Of equal complexity is the principal antagonist Elena, as played by Salma Hayek.  Elena is ruthless in the running of her drug cartel, but she isn’t without her softer sides.  She shows unexpected and genuine sympathy for O as O is drawn into Elena’s world.  As we discover that Elena has an estranged daughter (Sandra Echeverría) it becomes apparent that she sees O as a potential substitute, and the audience is left to wonder whether or not that may actually be an attainable goal.  In either case, Elena is an unconflicted villain who still has a photo of her daughter set as her laptop wallpaper, adding greatly-appreciated depth to a character who would have been a walking cliché in lesser hands than Stone’s.

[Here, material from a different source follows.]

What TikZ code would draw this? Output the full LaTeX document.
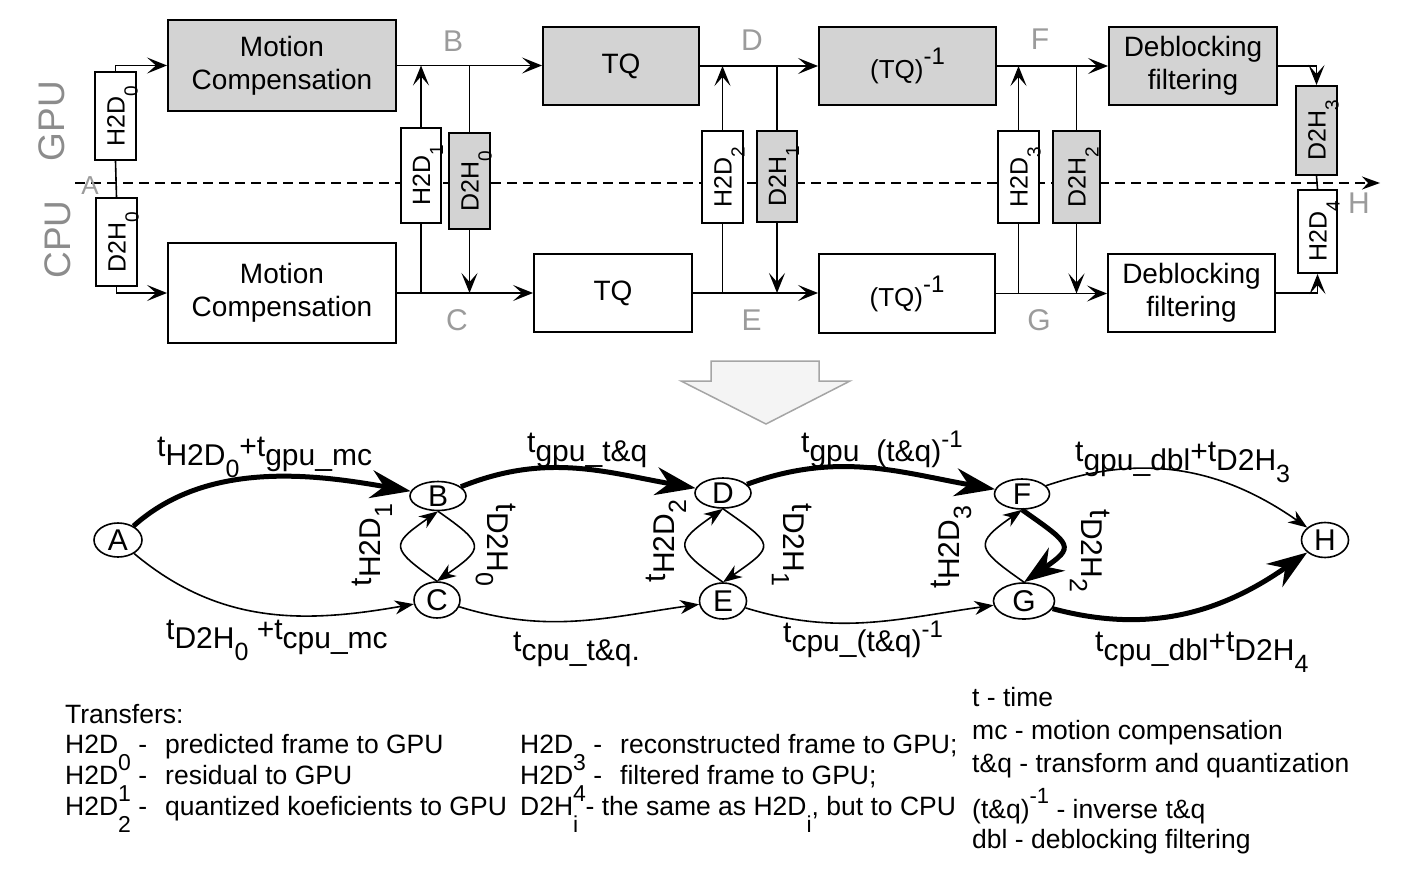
\documentclass[tikz,border=0pt]{standalone}
\usepackage{fontspec}
\setmainfont{Liberation Sans}
\usepackage{graphicx}
\usetikzlibrary{arrows.meta,shapes.geometric,calc}

\definecolor{boxgray}{RGB}{211,211,211}
\definecolor{lblgray}{RGB}{155,155,155}
\definecolor{sidegray}{RGB}{140,140,140}
\definecolor{arrfill}{RGB}{244,244,244}
\definecolor{arrdraw}{RGB}{165,165,165}

\newcommand\fs[1]{\fontsize{#1}{#1}\selectfont}
% transfer box subscript
\newcommand\bs[1]{\raisebox{-13pt}{\fs{19pt}#1}}
% graph labels
\newcommand\T{\raisebox{9pt}{t}}
\newcommand\PT{\raisebox{9pt}{+t}}
\newcommand\gs[1]{\raisebox{-12pt}{\fs{25pt}#1}}
\newcommand\gp[1]{\raisebox{14pt}{\fs{24pt}#1}}
\newcommand\gl[1]{\raisebox{-10.7pt}[0pt][0pt]{#1}}
% legend
\newcommand\ls[1]{\raisebox{-17pt}{\fs{23pt}#1}}
\newcommand\lsup[1]{\raisebox{15pt}{\fs{22pt}#1}}

\tikzset{
  mainbox/.style={draw, line width=2pt, inner sep=0pt, align=center,
    font=\fontsize{28pt}{33pt}\selectfont},
  gpubox/.style={mainbox, fill=boxgray},
  cpubox/.style={mainbox, fill=white},
  xfer/.style={draw, line width=2pt, rotate=90, inner sep=0pt, font=\fs{25pt},
    text height=18pt, text depth=0pt},
  xw/.style={xfer, fill=white},
  xg/.style={xfer, fill=boxgray},
  conn/.style={line width=1.6pt},
  tipT/.style={-{Stealth[length=20pt,width=16pt,inset=9pt]}},
  glet/.style={text=lblgray, font=\fs{30pt}, inner sep=0pt},
  gnode/.style={ellipse, draw, line width=1.6pt, inner sep=0pt, font=\fs{30pt}},
  thn/.style={line width=1.6pt, -{Stealth[length=19pt,width=14pt,inset=6pt]}},
  thk/.style={line width=5pt, -{Stealth[length=40pt,width=28pt,inset=13pt]}},
  glab/.style={inner sep=0pt, font=\fs{30pt}},
  leg/.style={anchor=base west, inner sep=0pt, font=\fs{26.5pt}},
}

\begin{document}
\begin{tikzpicture}[x=1pt,y=1pt]
\useasboundingbox (0,0) rectangle (1410,-869);

% dashed separator
\coordinate (dl0) at (75,-183);
\coordinate (dl1) at (1380,-183);
\draw[line width=1.6pt, dash pattern=on 10pt off 6pt, -{Stealth[length=18pt,width=13pt,inset=6pt]}] (dl0) -- (dl1);

% GPU / CPU labels
\node[rotate=90, text=sidegray, font=\fs{37pt}, inner sep=0pt] (gpu) at (52,-121) {GPU};
\node[rotate=90, text=sidegray, font=\fs{37pt}, inner sep=0pt] (cpu) at (58,-239.5) {CPU};

% main boxes
\node[gpubox, minimum width=228pt, minimum height=91pt] (MCg) at (282,-65.5) {Motion\\Compensation};
\node[cpubox, minimum width=228pt, minimum height=100pt] (MCc) at (282,-293) {Motion\\Compensation};
\node[gpubox, minimum width=156pt, minimum height=78pt] (TQg) at (621,-66) {TQ};
\node[cpubox, minimum width=158pt, minimum height=78pt] (TQc) at (613,-293) {TQ};
\node[gpubox, minimum width=177pt, minimum height=78pt, font=\fs{26pt}] (ITQg) at (907.5,-66) {(TQ)\gp{-1}};
\node[cpubox, minimum width=176pt, minimum height=79pt, font=\fs{26pt}] (ITQc) at (907,-293.5) {(TQ)\gp{-1}};
\node[gpubox, minimum width=168pt, minimum height=78pt] (DBg) at (1193,-66) {Deblocking\\filtering};
\node[cpubox, minimum width=167pt, minimum height=78pt] (DBc) at (1191.5,-293) {Deblocking\\filtering};

% transfer boxes (rotated: east = top, west = bottom)
\node[xw, minimum width=88pt, minimum height=41pt] (x1) at (115.5,-116) {H2D\bs{0}};
\node[xw, minimum width=88pt, minimum height=41pt] (x2) at (116.5,-242) {D2H\bs{0}};
\node[xw, minimum width=95pt, minimum height=40pt] (x3) at (421,-175.5) {H2D\bs{1}};
\node[xg, minimum width=96pt, minimum height=41pt] (x4) at (469.5,-181) {D2H\bs{0}};
\node[xw, minimum width=92pt, minimum height=41pt] (x5) at (722.5,-177) {H2D\bs{2}};
\node[xg, minimum width=91pt, minimum height=40pt] (x6) at (777,-176.5) {D2H\bs{1}};
\node[xw, minimum width=92pt, minimum height=41pt] (x7) at (1018.5,-177) {H2D\bs{3}};
\node[xg, minimum width=92pt, minimum height=47pt] (x8) at (1076.5,-177) {D2H\bs{2}};
\node[xg, minimum width=89pt, minimum height=41pt] (x9) at (1316.5,-130.5) {D2H\bs{3}};
\node[xw, minimum width=83pt, minimum height=39pt] (x10) at (1317.5,-231.5) {H2D\bs{4}};

% connectors (top)
\draw[conn, tipT] (x1.east) |- (MCg.west);
\draw[conn] (x1.west) -- (x2.east);
\draw[conn, tipT] (x2.west) |- (MCc.west);
\draw[conn, tipT] (MCg.east) -- (MCg.east -| TQg.west);
\draw[conn, tipT] (x3.east) -- (x3.east |- MCg.east);
\draw[conn] (x3.west) -- (x3.west |- MCc.east);
\draw[conn] (x4.east |- MCg.east) -- (x4.east);
\draw[conn, tipT] (x4.west) -- (x4.west |- MCc.east);
\draw[conn, tipT] (MCc.east) -- (MCc.east -| TQc.west);
\draw[conn, tipT] (TQg.east) -- (TQg.east -| ITQg.west);
\draw[conn, tipT] (x5.east) -- (x5.east |- TQg.east);
\draw[conn] (x5.west) -- (x5.west |- TQc.east);
\draw[conn] (x6.east |- TQg.east) -- (x6.east);
\draw[conn, tipT] (x6.west) -- (x6.west |- TQc.east);
\draw[conn, tipT] (TQc.east) -- (TQc.east -| ITQc.west);
\draw[conn, tipT] (ITQg.east) -- (ITQg.east -| DBg.west);
\draw[conn, tipT] (x7.east) -- (x7.east |- ITQg.east);
\draw[conn] (x7.west) -- (x7.west |- ITQc.east);
\draw[conn] (x8.east |- ITQg.east) -- (x8.east);
\draw[conn, tipT] (x8.west) -- (x8.west |- ITQc.east);
\draw[conn, tipT] (ITQc.east) -- (ITQc.east -| DBc.west);
\draw[conn, tipT] (DBg.east) -| (x9.east);
\draw[conn] (x9.west) -- (x10.east);
\draw[conn, tipT] (DBc.east) -| (x10.west);

% point letters
\node[glet, font=\fs{26pt}] (lA) at (90,-186) {A};
\node[glet] (lB) at (453,-41.5) {B};
\node[glet] (lC) at (457,-320) {C};
\node[glet] (lD) at (752,-40.5) {D};
\node[glet] (lE) at (751.5,-320) {E};
\node[glet] (lF) at (1040,-39.5) {F};
\node[glet] (lG) at (1039,-320) {G};
\node[glet] (lH) at (1359,-203) {H};

% big hollow arrow
\draw[fill=arrfill, draw=arrdraw, line width=1.5pt, line join=miter]
  (711,-361) -- (819,-361) -- (819,-381) -- (850,-381) -- (766,-424) -- (681,-381) -- (711,-381) -- cycle;

% graph nodes
\node[gnode, minimum width=48pt, minimum height=34pt] (A) at (118,-540) {\gl{A}};
\node[gnode, minimum width=56pt, minimum height=29pt] (B) at (438,-496) {\gl{B}};
\node[gnode, minimum width=46pt, minimum height=36pt] (C) at (437,-600) {\gl{C}};
\node[gnode, minimum width=56pt, minimum height=30pt] (D) at (723,-493) {\gl{D}};
\node[gnode, minimum width=47pt, minimum height=36pt] (E) at (723,-601) {\gl{E}};
\node[gnode, minimum width=55pt, minimum height=30pt] (F) at (1022,-494) {\gl{F}};
\node[gnode, minimum width=61pt, minimum height=36pt] (G) at (1024,-601) {\gl{G}};
\node[gnode, minimum width=47pt, minimum height=35pt] (H) at (1325,-540) {\gl{H}};

% graph edges
\draw[thk] (A) to[out=42,in=170,looseness=0.9] (B);
\draw[thn] (A) to[out=-40,in=190] (C);
\draw[thk] (B) to[out=22,in=170] (D);
\draw[thn] (C) to[out=-17,in=188] (E);
\draw[thk] (D) to[out=20,in=170] (F);
\draw[thn] (E) to[out=-17,in=188] (G);
\draw[thn] (F) to[out=19,in=145] (H);
\draw[thk] (G) to[out=-15,in=215] (H);

\draw[thn] (C.north) to[out=145,in=215,distance=58pt] (B.south);
\draw[thn] (B.south) to[out=-35,in=35,distance=58pt] (C.north);
\draw[thn] (E.north) to[out=145,in=215,distance=60pt] (D.south);
\draw[thn] (D.south) to[out=-35,in=35,distance=64pt] (E.north);
\draw[thn] (G.north) to[out=145,in=215,distance=59pt] (F.south);
\draw[thk] (F.south) to[out=-35,in=35,distance=62pt] (G.north);

% graph labels
\node[glab, anchor=base west] (lab1) at (157,-465) {\T H2D\gs{0}\PT gpu\_mc};
\node[glab, anchor=base west] (lab2) at (166,-648) {\T D2H\gs{0} \PT cpu\_mc};
\node[glab, anchor=base west] (lab3) at (527,-461) {\T gpu\_t\&q};
\node[glab, anchor=base west] (lab4) at (513,-660) {\T cpu\_t\&q.};
\node[glab, anchor=base west] (lab5) at (801,-461) {\T gpu\_(t\&q)\gp{-1}};
\node[glab, anchor=base west] (lab6) at (783,-651) {\T cpu\_(t\&q)\gp{-1}};
\node[glab, anchor=base west] (lab7) at (1075,-470) {\T gpu\_dbl\PT D2H\gs{3}};
\node[glab, anchor=base west] (lab8) at (1095,-660) {\T cpu\_dbl\PT D2H\gs{4}};

\node[glab, rotate=90] (lab9) at (372,-545) {\T H2D\gs{1}};
\node[glab, rotate=-90] (lab10) at (496,-545) {\T D2H\gs{0}};
\node[glab, rotate=90] (lab11) at (666,-541) {\T H2D\gs{2}};
\node[glab, rotate=-90] (lab12) at (792,-545) {\T D2H\gs{1}};
\node[glab, rotate=90] (lab13) at (951,-547) {\T H2D\gs{3}};
\node[glab, rotate=-90] (lab14) at (1090,-551) {\T D2H\gs{2}};

% legend
\node[leg] (t0) at (65,-723) {Transfers:};
\node[leg] (t1a) at (65,-753) {H2D\ls{0} -};
\node[leg] (t1b) at (165,-753) {predicted frame to GPU};
\node[leg] (t2a) at (65,-784) {H2D\ls{1} -};
\node[leg] (t2b) at (165,-784) {residual to GPU};
\node[leg] (t3a) at (65,-815) {H2D\ls{2} -};
\node[leg] (t3b) at (165,-815) {quantized koeficients to GPU};
\node[leg] (t4a) at (520,-753) {H2D\ls{3} -};
\node[leg] (t4b) at (620,-753) {reconstructed frame to GPU;};
\node[leg] (t5a) at (520,-784) {H2D\ls{4} -};
\node[leg] (t5b) at (620,-784) {filtered frame to GPU;};
\node[leg] (t6) at (520,-815) {D2H\ls{i} - the same as H2D\ls{i}, but to CPU};

\node[leg] (r1) at (972,-706) {t - time};
\node[leg] (r2) at (972,-739) {mc - motion compensation};
\node[leg] (r3) at (972,-772) {t\&q - transform and quantization};
\node[leg] (r4) at (972,-818) {(t\&q)\lsup{-1} - inverse t\&q};
\node[leg] (r5) at (972,-848) {dbl - deblocking filtering};
\end{tikzpicture}
\end{document}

The actors who have been tasked with portraying these characters turn in charismatic performances that draw the eye to the screen and the ear to the dialogue.  Objectively speaking, if one were to look at the movie from the perspective of the script only, it would not necessarily come across as particularly entertaining or compelling.  On paper, it isn’t all that different from a hundred other drug movies.  But Stone’s sensibilities and his cast’s abilities elevate the material and make it more watchable and engaging than it otherwise might have been.

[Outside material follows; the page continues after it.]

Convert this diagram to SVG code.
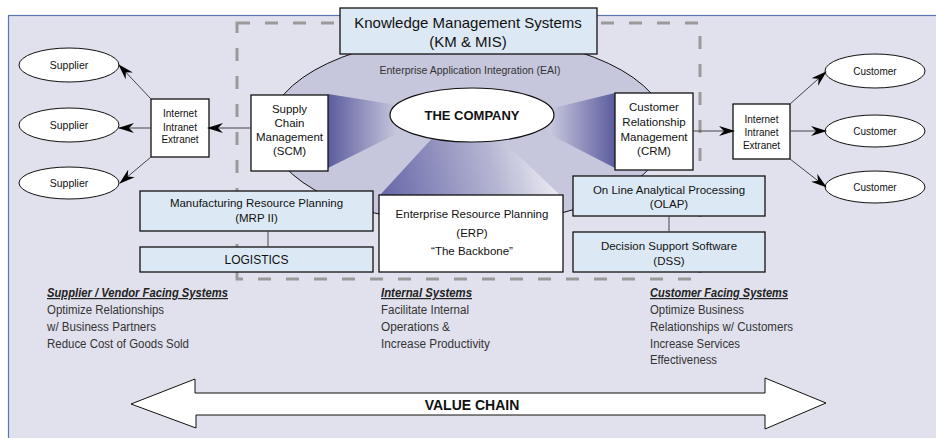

In addition, I can’t do a review of this film without discussing the ending.  That’s going to be tricky without spoiling it for those of you who haven’t seen it, but I’m going to try it, anyway.  I have not read Don Winslow’s book and I am completely ignorant regarding the differences between it and Stone’s adaptation.  As a result, I have no idea if the ending for the film is taken directly from the original source, but it’s one of the more bizarre climaxes I have ever seen, and if it wasn’t changed from the novel, it should have been.  Audiences come to expect certain things from a film focused on the drug trade such as this one, and it’s clear that the desired ending for the story would likely not have satisfied those expectations for many.  So, Stone tries to have it both ways.  Maybe in that vein, it works.  But in taking this route, Stone gives up on ensuring that his film stands apart from others of its ilk and stoops to the mindless tropes that have long plagued the genre.  On top of that, the film’s running time is also extended by approximately ten minutes as a result, and it’s ten minutes that are narratively wasted.

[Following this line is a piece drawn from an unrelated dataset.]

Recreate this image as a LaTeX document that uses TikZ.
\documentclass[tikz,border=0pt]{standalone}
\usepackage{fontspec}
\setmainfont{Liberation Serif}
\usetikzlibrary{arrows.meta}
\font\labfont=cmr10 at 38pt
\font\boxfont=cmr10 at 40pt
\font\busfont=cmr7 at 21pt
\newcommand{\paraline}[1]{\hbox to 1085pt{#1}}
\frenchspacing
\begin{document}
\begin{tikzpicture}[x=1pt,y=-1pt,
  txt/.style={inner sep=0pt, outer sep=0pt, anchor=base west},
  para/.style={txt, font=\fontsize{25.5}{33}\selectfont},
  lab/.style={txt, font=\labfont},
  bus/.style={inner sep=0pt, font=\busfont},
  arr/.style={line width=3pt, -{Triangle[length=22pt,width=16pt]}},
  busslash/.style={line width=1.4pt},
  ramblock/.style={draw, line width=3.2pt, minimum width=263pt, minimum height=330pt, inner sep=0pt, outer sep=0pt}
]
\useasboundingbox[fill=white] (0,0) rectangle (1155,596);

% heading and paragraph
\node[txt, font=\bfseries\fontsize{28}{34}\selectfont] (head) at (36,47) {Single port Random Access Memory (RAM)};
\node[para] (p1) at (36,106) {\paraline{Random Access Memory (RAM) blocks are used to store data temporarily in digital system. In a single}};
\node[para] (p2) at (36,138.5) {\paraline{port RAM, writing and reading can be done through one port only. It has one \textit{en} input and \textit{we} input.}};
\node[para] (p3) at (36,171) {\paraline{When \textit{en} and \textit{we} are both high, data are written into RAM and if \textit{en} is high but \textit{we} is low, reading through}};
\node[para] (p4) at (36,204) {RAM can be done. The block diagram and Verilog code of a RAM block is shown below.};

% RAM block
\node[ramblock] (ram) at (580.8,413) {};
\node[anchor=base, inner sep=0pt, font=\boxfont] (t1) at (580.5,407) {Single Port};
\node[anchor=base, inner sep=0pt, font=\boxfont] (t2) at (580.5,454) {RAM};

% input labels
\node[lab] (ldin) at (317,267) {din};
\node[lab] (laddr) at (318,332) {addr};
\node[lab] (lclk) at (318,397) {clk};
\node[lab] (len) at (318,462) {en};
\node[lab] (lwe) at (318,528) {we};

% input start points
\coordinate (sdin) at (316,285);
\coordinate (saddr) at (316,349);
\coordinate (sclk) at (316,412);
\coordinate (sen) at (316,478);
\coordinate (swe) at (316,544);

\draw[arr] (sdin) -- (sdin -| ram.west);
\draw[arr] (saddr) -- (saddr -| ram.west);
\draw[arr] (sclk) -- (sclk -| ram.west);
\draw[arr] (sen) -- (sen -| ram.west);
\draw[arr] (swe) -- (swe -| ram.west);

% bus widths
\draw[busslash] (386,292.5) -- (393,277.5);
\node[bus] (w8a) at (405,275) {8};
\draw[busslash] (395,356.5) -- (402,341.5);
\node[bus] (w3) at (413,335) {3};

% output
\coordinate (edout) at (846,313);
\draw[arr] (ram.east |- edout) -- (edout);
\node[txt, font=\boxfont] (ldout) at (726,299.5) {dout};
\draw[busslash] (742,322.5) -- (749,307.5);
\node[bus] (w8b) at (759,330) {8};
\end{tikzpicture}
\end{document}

Savages is not a bad film, but it also doesn’t take advantage of its potential to fully rise far above the typical drug movie fare.  In some ways, it succeeds – largely due to the supremely game cast and their characters – but in other ways, Stone is happy to root in the mud with the others, leaning on tired dialogue and uninspired gunplay to fill out the empty spaces of the film.  If not for the ending – as unexpected as it was – I would be heaping more praise upon the overall product.  But, as it stands, Savages is a mixed bag and a mediocre inclusion upon the resumes of all involved, even if the cast has plenty to brag about.